Joyce - August 21, 2014 Reply

You confused me. TUGboat I can understand. Tub was interpreted like a bathtub not a boat.

alice h - August 21, 2014 Reply

Don’t forget the Phoenicians! And the Chinese treasure fleets.

kamin lambertson - August 21, 2014 Reply

tiny is as tiny does.. so many people own boats that could be lived aboard but sit empty at the docks of many (all) marinas.. same as rv’s motor homes, campers that also sit idle until the two week vacation roles around. So designs for boats tend to cater to recreation and not long term living.. If you take the houses you have been building on trailers and adapt them to float and form coimmunities (like on the rivers and bayous around New Orleans) or Holland.. that would reveal some great solutions.
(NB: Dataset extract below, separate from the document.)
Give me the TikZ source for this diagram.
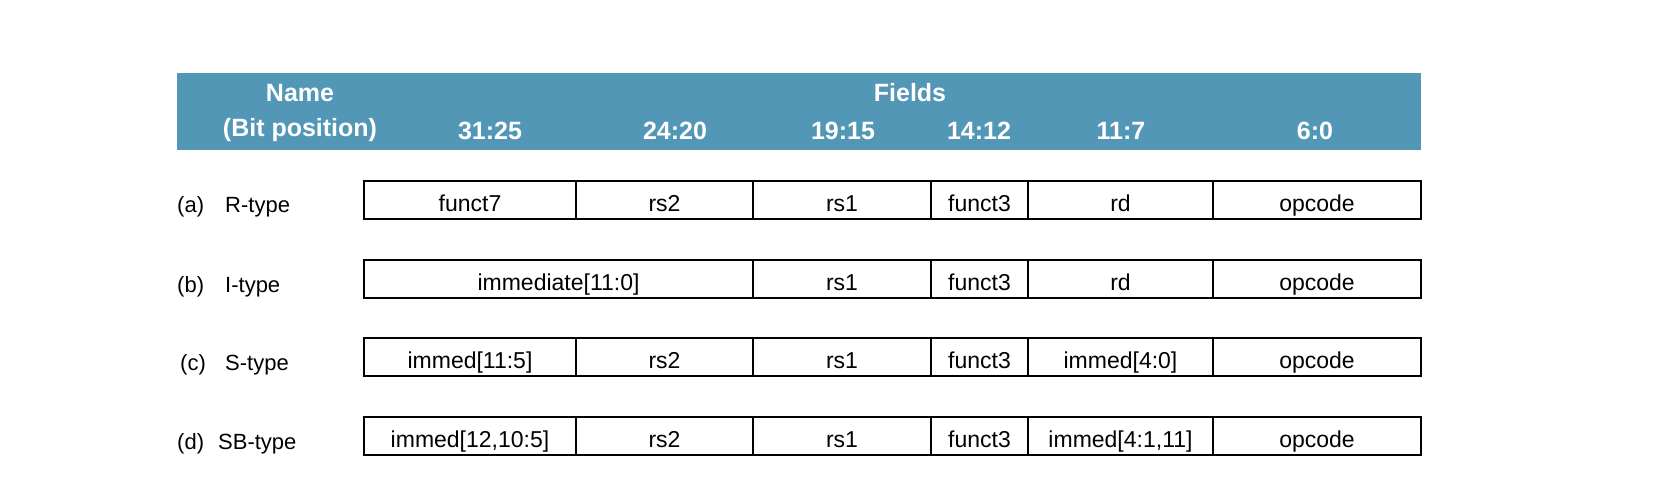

    MJ - August 22, 2014 Reply

    Ah, not ALL marinas. There are places in the world where full time boat living flourishes and has for hundreds of years, as well as modern live aboard folks such as the one commenter here who has lived on a boat for 27 years. I know plenty of people who can match that and more, within a 50 mile radius of my own tiny home on land (after years of living aboard).
    Looking forward to the next part of this article!

Marsha Cowan - August 21, 2014 Reply

Fascinating! i had to send it to my son who is an old Navy man. He wants to build a boat so badly! Maybe this will encourage him to do so.

Shell - August 21, 2014 Reply

I found this very interesting. Looking forward to more. Thank you. : )

Namaste

Becca - August 22, 2014 Reply

Loving these history posts, thank you!

stonesrus - August 28, 2014 Reply

I’m completely blown away. I just seen the second part. Sailed away on lake Erie. Thanks.